Stored records:
------------------------------
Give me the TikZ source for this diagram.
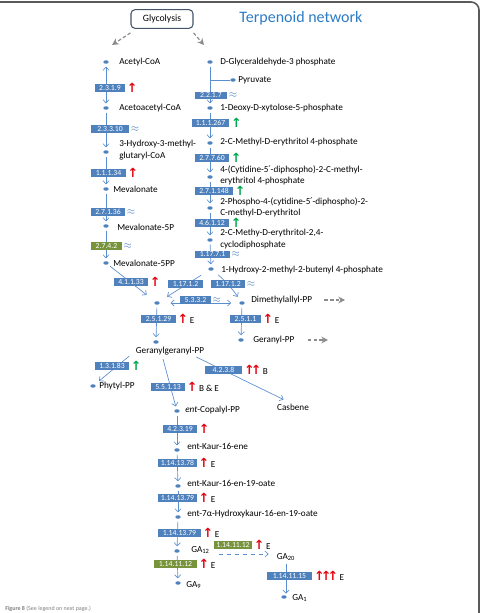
\documentclass[tikz,border=0pt]{standalone}
\usepackage{fontspec}
\setmainfont{Carlito}
\newfontfamily\symfnt{DejaVu Sans}
\usepackage{xcolor}
\usepackage{tikz}
\usetikzlibrary{arrows.meta,shapes.geometric}
\definecolor{ecblue}{HTML}{4F81BD}
\definecolor{ecgreen}{HTML}{77933C}
\definecolor{flowblue}{HTML}{5B8ECF}
\definecolor{titleblue}{HTML}{2B7BC4}
\definecolor{upred}{HTML}{E30613}
\definecolor{upgreen}{HTML}{00A651}
\definecolor{framegrey}{HTML}{5A5A5A}
\definecolor{glycline}{HTML}{44546A}
\definecolor{dashgrey}{HTML}{8C8C8C}
\newcommand\lblfont{\fontsize{6.9}{8.4}\selectfont}
\newcommand\ecfont{\fontsize{5.8}{6.5}\selectfont}
\newcommand\upR{{\symfnt\bfseries\fontsize{9.5}{9.5}\selectfont\color{upred}↑}}
\newcommand\upG{{\symfnt\bfseries\fontsize{9.5}{9.5}\selectfont\color{upgreen}↑}}
\newcommand\upRR{\upR\kern-0.42em\upR}
\newcommand\upRRR{\upR\kern-0.42em\upR\kern-0.42em\upR}
\newcommand\apx{\textcolor{ecblue}{$\approx$}}
\newcommand\prm{{\symfnt ′}}

\begin{document}
\begin{tikzpicture}[x=0.75pt, y=-0.75pt, label distance=0.6pt,
  dot/.style={ellipse, fill=ecblue, minimum width=4pt, minimum height=2.6pt, inner sep=0pt},
  lbl/.style={anchor=west, font=\lblfont, inner sep=0pt, align=left},
  ec/.style={fill=ecblue, text=white, font=\ecfont, inner xsep=1pt, inner ysep=0.4pt, minimum height=5.6pt, minimum width=#1},
  ec/.default=25.5pt,
  ecg/.style={ec=#1, fill=ecgreen},
  ecg/.default=25.5pt,
  tag/.style={label={[font=\lblfont, inner sep=0.4pt]right:#1}},
  flow/.style={flowblue, line width=0.5pt, shorten <=2pt, shorten >=2pt, -{Straight Barb[length=2.4pt,width=4.6pt]}},
  twoway/.style={flow, {Straight Barb[length=2.4pt,width=4.6pt]}-{Straight Barb[length=2.4pt,width=4.6pt]}},
  leak/.style={dashgrey, line width=0.9pt, dash pattern=on 2.6pt off 1.6pt, -{Stealth[length=5pt,width=5pt]}}
]
\useasboundingbox (0,0) rectangle (482,613);
% frame
\draw[framegrey, line width=1.2pt, rounded corners=6pt] (-10,2) -- (479,2) -- (479,630);

% header
\node[draw=glycline, rounded corners=3pt, line width=0.8pt, minimum width=46.5pt, minimum height=14pt,
      font=\fontsize{7.3}{8}\selectfont] (glyc) at (162,19) {Glycolysis};
\node[font=\fontsize{12}{14}\selectfont, text=titleblue] (title) at (301,18) {Terpenoid network};
\coordinate (glycL) at (112,45);
\coordinate (glycR) at (204,45);

% mevalonate branch
\node[dot] (acetyl) at (106,62) {};
\node[dot] (acac) at (106,108) {};
\node[dot] (hmg) at (106,152) {};
\node[dot] (mva) at (106,189) {};
\node[dot] (mvp) at (106,226) {};
\node[dot] (mvpp) at (106,263) {};
\node[dot] (ipp) at (157,303) {};
\node[lbl] (acetylL) at (119,62) {Acetyl-CoA};
\node[lbl] (acacL) at (119,108) {Acetoacetyl-CoA};
\node[lbl] (hmgL) at (119,150) {3-Hydroxy-3-methyl-\\glutaryl-CoA};
\node[lbl] (mvaL) at (113,189) {Mevalonate};
\node[lbl] (mvpL) at (117,227) {Mevalonate-5P};
\node[lbl] (mvppL) at (113,263) {Mevalonate-5PP};

% MEP branch
\node[dot] (dga) at (210,62) {};
\node[dot] (pyr) at (233,80) {};
\node[dot] (dxp) at (210,108) {};
\node[dot] (mep) at (210,143) {};
\node[dot] (cdpme) at (210,177) {};
\node[dot] (cdpmep) at (210,208) {};
\node[dot] (mecpp) at (210,240) {};
\node[dot] (hmbpp) at (211,269) {};
\node[dot] (dmapp) at (242,303) {};
\node[dot] (gpp) at (241,340) {};
\node[lbl] (dgaL) at (220,62) {D-Glyceraldehyde-3 phosphate};
\node[lbl] (pyrL) at (238,80) {Pyruvate};
\node[lbl] (dxpL) at (220,108) {1-Deoxy-D-xytolose-5-phosphate};
\node[lbl] (mepL) at (220,142) {2-C-Methyl-D-erythritol 4-phosphate};
\node[lbl] (cdpmeL) at (220,175.5) {4-(Cytidine-5\prm-diphospho)-2-C-methyl-\\erythritol 4-phosphate};
\node[lbl] (cdpmepL) at (220,207.5) {2-Phospho-4-(cytidine-5\prm-diphospho)-2-\\C-methyl-D-erythritol};
\node[lbl] (mecppL) at (220,239) {2-C-Methy-D-erythritol-2,4-\\cyclodiphosphate};
\node[lbl] (hmbppL) at (221,270) {1-Hydroxy-2-methyl-2-butenyl 4-phosphate};
\node[lbl] (dmappL) at (251,300) {Dimethylallyl-PP};
\node[lbl] (gppL) at (253,340) {Geranyl-PP};
\coordinate (dmout) at (345,300);
\coordinate (gpout) at (328,340);

% diterpenes and GAs
\node[dot] (ggpp) at (156,342) {};
\node[dot] (phytyl) at (93,386) {};
\node[dot] (copal) at (177,411) {};
\node[dot] (kaurene) at (177,450) {};
\node[dot] (kaurenoic) at (178,486) {};
\node[dot] (hkaur) at (178,517) {};
\node[dot] (ga12) at (177,551) {};
\node[dot] (ga9) at (178,583) {};
\node[dot] (ga1) at (284,597) {};
\node[font=\lblfont, inner sep=0pt] (ggppL) at (170,351) {Geranylgeranyl-PP};
\node[lbl] (phytylL) at (99,386) {Phytyl-PP};
\node[font=\lblfont, inner sep=0pt] (casbL) at (293,407) {Casbene};
\node[lbl] (copalL) at (185,410) {\textit{ent}-Copalyl-PP};
\node[lbl] (kaureneL) at (187,446) {ent-Kaur-16-ene};
\node[lbl] (kaurenoicL) at (187,483) {ent-Kaur-16-en-19-oate};
\node[lbl] (hkaurL) at (187,514) {ent-7α-Hydroxykaur-16-en-19-oate};
\node[lbl] (ga12L) at (191,550) {GA\textsubscript{12}};
\node[lbl] (ga9L) at (186,585) {GA\textsubscript{9}};
\node[font=\lblfont, inner sep=0pt] (ga20L) at (286,557) {GA\textsubscript{20}};
\node[lbl] (ga1L) at (292,598) {GA\textsubscript{1}};

% connectors
\draw[leak] ([yshift=-3pt]glyc.south west) -- (glycL);
\draw[leak] ([yshift=-3pt]glyc.south east) -- (glycR);
\draw[twoway] (acetyl) -- (acac);
\draw[flow] (acac) -- (hmg);
\draw[flow] (hmg) -- (mva);
\draw[flow] (mva) -- (mvp);
\draw[flow] (mvp) -- (mvpp);
\draw[flow, shorten >=8pt] (mvpp) -- (ipp);
\draw[flowblue, line width=0.5pt] (pyr) -- (pyr -| dga);
\draw[flow] (dga) -- (dxp);
\draw[flow] (dxp) -- (mep);
\draw[flow] (mep) -- (cdpme);
\draw[flow] (cdpme) -- (cdpmep);
\draw[flow] (cdpmep) -- (mecpp);
\draw[flow] (mecpp) -- (hmbpp);
\draw[flow, shorten <=7pt, shorten >=7pt] (hmbpp) -- (ipp);
\draw[flow, shorten <=5pt, shorten >=4pt] (hmbpp) to[bend left=8] (dmapp);
\draw[twoway, shorten <=8pt, shorten >=6pt] (ipp) -- (dmapp);
\draw[flow] (dmapp) -- (gpp);
\draw[flow] (ipp) -- (ggpp);
\draw[leak] ([xshift=9pt]dmappL.east) -- (dmout);
\draw[leak] ([xshift=10pt]gppL.east) -- (gpout);
\draw[flow, shorten <=1pt, shorten >=4pt] ([xshift=-4pt]ggppL.south west) -- (phytyl);
\draw[flow, shorten <=3pt] ([xshift=-6pt]ggppL.south) -- (copal);
\draw[flow, shorten <=3pt, shorten >=0pt] ([xshift=17pt]ggppL.south) -- ([xshift=5pt,yshift=3pt]casbL.north west);
\draw[flow] (copal) -- (kaurene);
\draw[flow] (kaurene) -- (kaurenoic);
\draw[flow] (kaurenoic) -- (hkaur);
\draw[flow] (hkaur) -- (ga12);
\draw[flow] (ga12) -- (ga9);
\draw[flow, dashed, shorten <=0pt, shorten >=0pt] ([xshift=7pt,yshift=-3pt]ga12L.east) -- ([xshift=-6pt,yshift=-3pt]ga12L.east -| ga20L.west);
\draw[flow, shorten >=1pt] (ga20L.south) -- (ga20L.south |- ga1.north);

% enzymes
\node[ec=22.5pt, tag={\upR}] (e2319) at (110,88) {2.3.1.9};
\node[ec=28.5pt, tag={\apx}] (e23310) at (110,129) {2.3.3.10};
\node[ec=26pt, tag={\upR}] (e11134) at (108.5,173) {1.1.1.34};
\node[ec, tag={\apx}] (e27136) at (108,212) {2.7.1.36};
\node[ecg=23pt, tag={\apx}] (e2742) at (106.5,246) {2.7.4.2};
\node[ec, tag={\upR}] (e41133) at (131,282) {4.1.1.33};
\node[ec=24pt, tag={\apx}] (e2217) at (211,95.5) {2.2.1.7};
\node[ec=28pt, tag={\upG}] (e111267) at (210.5,123) {1.1.1.267};
\node[ec, tag={\upG}] (e27760) at (212,158) {2.7.7.60};
\node[ec=28.5pt, tag={\upG}] (e271148) at (214,191) {2.7.1.148};
\node[ec, tag={\upG}] (e46112) at (212,223) {4.6.1.12};
\node[ec=26pt, tag={\apx}] (e11771) at (212.5,254.5) {1.17.7.1};
\node[ec=26pt] (e11712a) at (185.5,284) {1.17.1.2};
\node[ec, tag={\apx}] (e11712b) at (228,284) {1.17.1.2};
\node[ec=23pt, tag={\apx}] (e5332) at (195.5,300) {5.3.3.2};
\node[ec=23pt, tag={\upR\,E}] (e2511) at (245.5,319) {2.5.1.1};
\node[ec=26pt, tag={\upR\,E}] (e25129) at (158.5,319) {2.5.1.29};
\node[ec, tag={\upG}] (e13183) at (112,366) {1.3.1.83};
\node[ec, tag={\upR\,B \& E}] (e55113) at (168,387) {5.5.1.13};
\node[ec=28pt, tag={\upRR\,B}] (e4238) at (223.5,370) {4.2.3.8};
\node[ec, tag={\upR}] (e42319) at (180,429) {4.2.3.19};
\node[ec=29pt, tag={\upR\,E}] (e1141378) at (177.5,463) {1.14.13.78};
\node[ec=29pt, tag={\upR\,E}] (e1141379a) at (177.5,498) {1.14.13.79};
\node[ec=32pt, tag={\upR\,E}] (e1141379b) at (179.5,533) {1.14.13.79};
\node[ecg=28.5pt, tag={\upR\,E}] (e1141112a) at (233,545) {1.14.11.12};
\node[ecg=32pt, tag={\upR\,E}] (e1141112b) at (175.5,564) {1.14.11.12};
\node[ec=34pt, tag={\upRRR\,E}] (e1141115) at (289.5,576) {1.14.11.15};

% caption
\node[lbl, font=\fontsize{4.5}{5}\selectfont, text=gray] (cap) at (5,609) {\textbf{Figure 8} (See legend on next page.)};
\end{tikzpicture}
\end{document}
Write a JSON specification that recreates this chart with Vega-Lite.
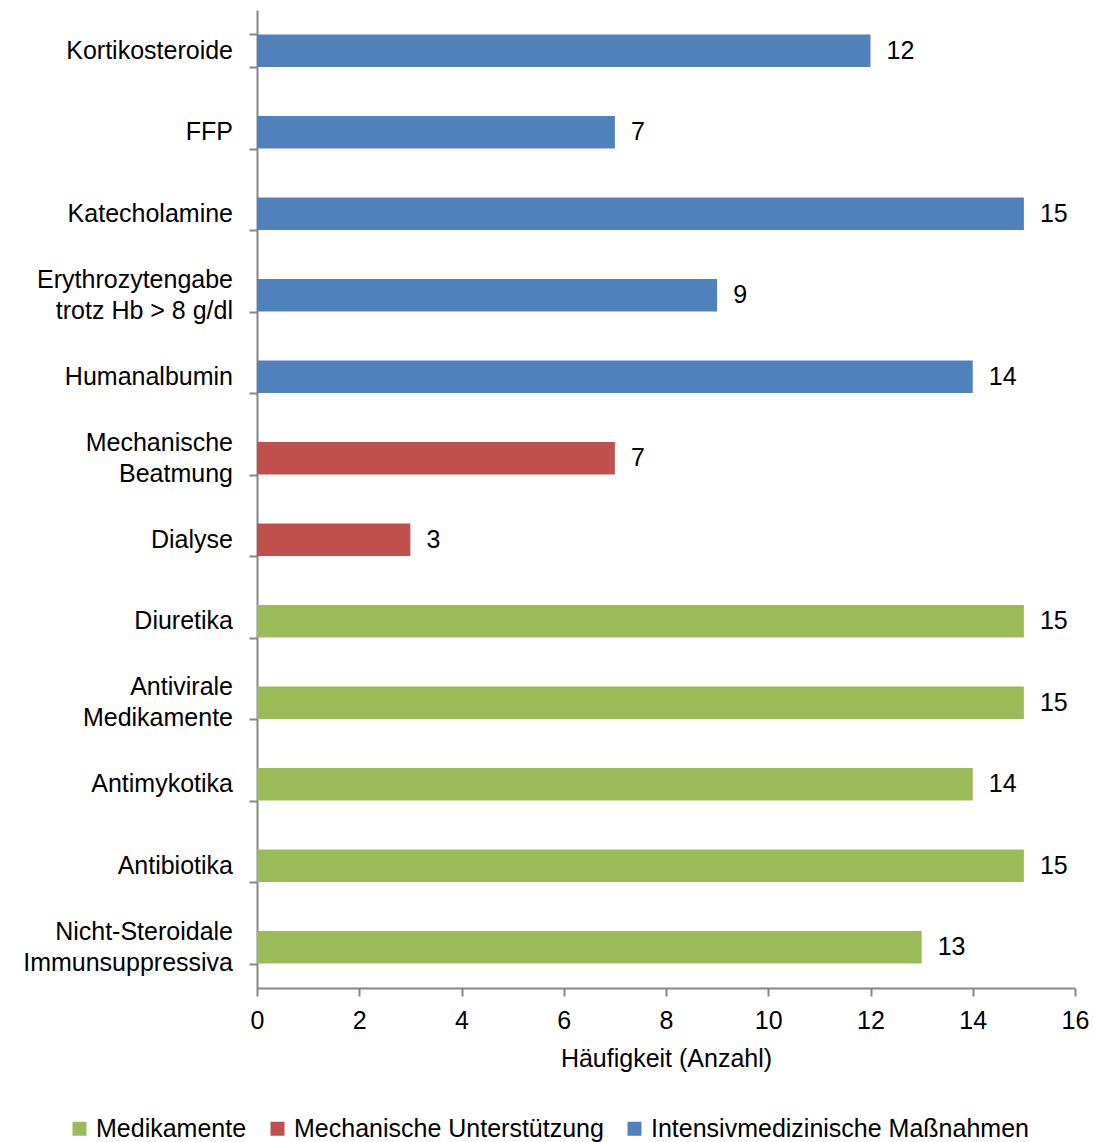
{
  "$schema": "https://vega.github.io/schema/vega-lite/v6.json",
  "width": 818,
  "height": 978,
  "autosize": {"type": "none"},
  "padding": {"left": 257, "top": 10, "right": 19, "bottom": 154},
  "background": "white",
  "config": {
    "view": {"stroke": null},
    "font": "Liberation Sans",
    "axis": {"grid": false, "domainColor": "#868686", "tickColor": "#868686", "labelColor": "#000000", "titleColor": "#000000", "labelFont": "Liberation Sans", "titleFont": "Liberation Sans", "labelFontSize": 25, "titleFontSize": 25, "titleFontWeight": "normal", "domainWidth": 2, "tickWidth": 2}
  },
  "data": {
    "values": [
      {"massnahme": "Kortikosteroide", "anzahl": 12, "gruppe": "Intensivmedizinische Maßnahmen"},
      {"massnahme": "FFP", "anzahl": 7, "gruppe": "Intensivmedizinische Maßnahmen"},
      {"massnahme": "Katecholamine", "anzahl": 15, "gruppe": "Intensivmedizinische Maßnahmen"},
      {"massnahme": "Erythrozytengabe|trotz Hb > 8 g/dl", "anzahl": 9, "gruppe": "Intensivmedizinische Maßnahmen"},
      {"massnahme": "Humanalbumin", "anzahl": 14, "gruppe": "Intensivmedizinische Maßnahmen"},
      {"massnahme": "Mechanische|Beatmung", "anzahl": 7, "gruppe": "Mechanische Unterstützung"},
      {"massnahme": "Dialyse", "anzahl": 3, "gruppe": "Mechanische Unterstützung"},
      {"massnahme": "Diuretika", "anzahl": 15, "gruppe": "Medikamente"},
      {"massnahme": "Antivirale|Medikamente", "anzahl": 15, "gruppe": "Medikamente"},
      {"massnahme": "Antimykotika", "anzahl": 14, "gruppe": "Medikamente"},
      {"massnahme": "Antibiotika", "anzahl": 15, "gruppe": "Medikamente"},
      {"massnahme": "Nicht-Steroidale|Immunsuppressiva", "anzahl": 13, "gruppe": "Medikamente"}
    ]
  },
  "encoding": {
    "y": {
      "field": "massnahme",
      "type": "nominal",
      "sort": null,
      "scale": {"paddingInner": 0.6, "paddingOuter": 0.3},
      "axis": {
        "title": null,
        "labels": false,
        "tickBand": "extent",
        "tickSize": 8
      }
    },
    "x": {
      "field": "anzahl",
      "type": "quantitative",
      "scale": {"domain": [0, 16], "nice": false},
      "axis": {"title": "Häufigkeit (Anzahl)", "values": [0, 2, 4, 6, 8, 10, 12, 14, 16], "tickSize": 8, "labelPadding": 12, "titlePadding": 13, "labelFlush": false}
    }
  },
  "layer": [
    {
      "mark": {"type": "bar"},
      "encoding": {
        "color": {
          "field": "gruppe",
          "type": "nominal",
          "scale": {"domain": ["Medikamente", "Mechanische Unterstützung", "Intensivmedizinische Maßnahmen"], "range": ["#9BBB59", "#C0504D", "#4F81BD"]},
          "legend": {"title": null, "orient": "none", "direction": "horizontal", "legendX": -190, "legendY": 1106, "symbolType": "square", "symbolSize": 196, "symbolStrokeWidth": 0, "labelFontSize": 25, "labelFont": "Liberation Sans", "labelColor": "#000000", "labelOffset": 4, "columnPadding": 18, "labelLimit": 500}
        }
      }
    },
    {
      "mark": {"type": "text", "align": "left", "baseline": "middle", "dx": 16, "fontSize": 25, "font": "Liberation Sans", "color": "#000000"},
      "encoding": {"text": {"field": "anzahl", "type": "quantitative"}}
    },
    {
      "transform": [{"filter": "indexof(datum.massnahme, '|') < 0"}],
      "mark": {"type": "text", "align": "right", "baseline": "middle", "dx": -24, "fontSize": 25, "font": "Liberation Sans", "color": "#000000"},
      "encoding": {"x": {"datum": 0}, "text": {"field": "massnahme", "type": "nominal"}}
    },
    {
      "transform": [{"filter": "indexof(datum.massnahme, '|') >= 0"}],
      "mark": {"type": "text", "align": "right", "baseline": "middle", "dx": -24, "dy": -15.5, "lineBreak": "|", "lineHeight": 31, "fontSize": 25, "font": "Liberation Sans", "color": "#000000"},
      "encoding": {"x": {"datum": 0}, "text": {"field": "massnahme", "type": "nominal"}}
    }
  ]
}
------------------------------
Read the data above. Pull out each line in which the string "this" appears.

Give me the TikZ source for this diagram.
Write a JSON specification that recreates this chart with Vega-Lite.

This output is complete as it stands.